Nampula is a market town and trade center of half a million people in northern Mozambique; it recently surpassed Beira as the second-largest city in Mozambique. It is the economic hub of Northern Mozambique with an airport and other transportation infrastructure.
While walking down a major street close to the center of the city, I noticed a group of perhaps fifteen male workers unload a large container that was sitting on a truck. They were unloading large transparent plastic bags filled with used toys and children’s clothes. There was not much else going on (other than a wrecked ambulance standing in a ditch across the street which was witnessed by the locals with great consternation), so I started to take pictures.
Moments later, a man of about 40 approached me; he made it clear that he was the person in charge of this operation, and he wanted to know why I was taking pictures. He was relieved that my interest was strictly academic–he had been concerned that I was a competitor checking out his operation. So he freely told me the story of the merchandise that was unloaded in front of my eyes. The toys and clothes were donated to churches in Europe by individuals; they in turn sold the collected items wholesale to a dealer who shipped them to Africa in a container. The container was put on a truck at a nearby seaport and brought to Nampula where workers were unloading the bags in front of my eye and bringing them into the warehouse where the items were sorted out.
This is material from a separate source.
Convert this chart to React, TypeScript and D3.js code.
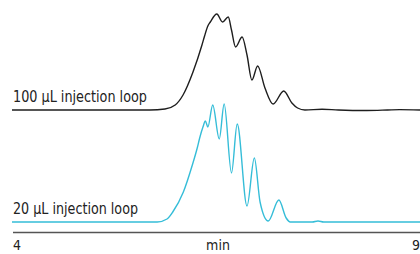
import * as d3 from 'd3';

// retention time (min) and detector signal (arbitrary units)
const loop100Time = [4.0, 5.69, 5.875, 6.0, 6.096, 6.218, 6.328, 6.36, 6.4, 6.43, 6.51, 6.58, 6.65, 6.69, 6.74, 6.82, 6.88, 6.94, 7.01, 7.1, 7.2, 7.33, 7.43, 7.5, 7.59, 7.8, 8.0, 8.35, 8.6, 8.75, 9.0];
const loop100Signal = [0, 0, 1, 5, 15, 38, 65, 74, 84, 88, 96, 88, 93, 80, 63, 73, 55, 30, 44, 22, 6, 19, 7, 2, 0, 0.8, 0, -0.5, 0, 0.4, 0];

const loop20Time = [4.0, 5.78, 5.9, 5.97, 6.1, 6.21, 6.27, 6.3, 6.34, 6.37, 6.4, 6.46, 6.54, 6.6, 6.69, 6.76, 6.88, 6.97, 7.04, 7.14, 7.27, 7.36, 7.41, 7.68, 7.75, 7.82, 9.0];
const loop20Signal = [0, 0, 3, 10, 30, 57, 74, 84, 95, 101, 95, 117, 83, 118, 49, 98, 16, 64, 20, 1, 22, 4, 0, 0, 1, 0, 0];

const traceLabels = ['100 µL injection loop', '20 µL injection loop'];
const tickLabels = ['4', '9'];
const axisTitle = 'min';

const W = 420;
const H = 254;
const font = "'Liberation Sans Narrow', 'DejaVu Sans Condensed', sans-serif";

export default function App() {
  const x = d3.scaleLinear().domain([4, 9]).range([12, 420]);
  // each trace sits on its own baseline
  const yTop = d3.scaleLinear().domain([0, 100]).range([110, 10]);
  const yBottom = d3.scaleLinear().domain([0, 100]).range([222, 122]);

  const lineTop = d3.line<number>()
    .x((_, i) => x(loop100Time[i]))
    .y(d => yTop(d))
    .curve(d3.curveMonotoneX);
  const lineBottom = d3.line<number>()
    .x((_, i) => x(loop20Time[i]))
    .y(d => yBottom(d))
    .curve(d3.curveMonotoneX);

  return (
    <svg width={W} height={H} style={{ position: 'absolute', left: 0, top: 0 }}>
      <rect width={W} height={H} fill="#fff" />
      <path d={lineTop(loop100Signal) ?? ''} fill="none" stroke="#1e1e1e" strokeWidth={1.4} />
      <path d={lineBottom(loop20Signal) ?? ''} fill="none" stroke="#35bdd8" strokeWidth={1.4} />

      <text x={13} y={102} fontFamily={font} fontSize={15} fill="#222"
        textLength={134} lengthAdjust="spacingAndGlyphs">{traceLabels[0]}</text>
      <text x={13} y={214} fontFamily={font} fontSize={15} fill="#222"
        textLength={125} lengthAdjust="spacingAndGlyphs">{traceLabels[1]}</text>

      {/* x axis */}
      <line x1={x(4) + 1} x2={x(9)} y1={232.5} y2={232.5} stroke="#555" strokeWidth={1.5} />
      <text x={x(4) + 1} y={250} fontFamily={font} fontSize={14} fill="#222">{tickLabels[0]}</text>
      <text x={x(9)} y={250} textAnchor="end" fontFamily={font} fontSize={14} fill="#222">{tickLabels[1]}</text>
      <text x={x(6.5) + 2} y={250} textAnchor="middle" fontFamily={font} fontSize={14} fill="#222">{axisTitle}</text>
    </svg>
  );
}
As he was light-skinned and spoke very good English (which is not common in Lusophone Mozambique), I asked him where he was from. His response surprised me: Sierra Leone. Of course I wanted the know where he was really from. (I understand that people with a hyphenated origin hate this question–but I felt that this was a relevant part of the story.) It turns out that his family of merchants was from the Middle East but had settled in Sierra Leone a couple of generations ago.
So what happens with these toys? After the toys and clothes have been sorted out, they go to markets all over the region to be sold. But in recent years, some buyers in the villages and small towns have become more market-savvy. They are quickly learning what the fashionable items and brands are in Europe and the U.S. because they have seen them on TV. So the distributor now has to sort all items into three categories for resale–trendy, average, and less desirable–and the pricing structure will have to reflect that.
In the village of Mamudo, seventy miles east of Nampula, used clothes and other items are sold to the local population at a typical small roadside market. Villagers are unloading the same kind of plastic bags from a small truck, containing used clothes and other items. The toys and clothes appear to have reached the last part of the journey, where their second lives can begin.
There are three interesting angles to this story. The first is that donors in Europe unlikely understand what is really happening to their donated children’s toys and clothes. Rather, donors in Europe happily are left with the thought that their charitable donations are distributed to poor children in Africa for free. While churches presumably use the proceeds from the sale of donated goods for charitable purposes, the goods themselves cross over into the for-profit sector of the economy again. The trade in used merchandise is big business in Africa.
The second point is this: as the market in many African countries is flooded by cheap imports of donated used clothing, it is very difficult for the domestic textile industry to compete. Ironically, these donated goods hinder the development of domestic production and thus make many more locals dependent on development aid. While these donations by Europeans are well-intended, they actually become an obstacle to sustained economic development.
The third point is less tangible but equally important. How do T-shirts with imprints of Western brands and cultural icons impact these young people? What does this young boy think of this Marylin-Monroe-like seductive blonde on this chest? What does it teach him about consumerism that is unattainable to him, about racial hierarchies, and about the felt cultural, economic and political dominance of the West?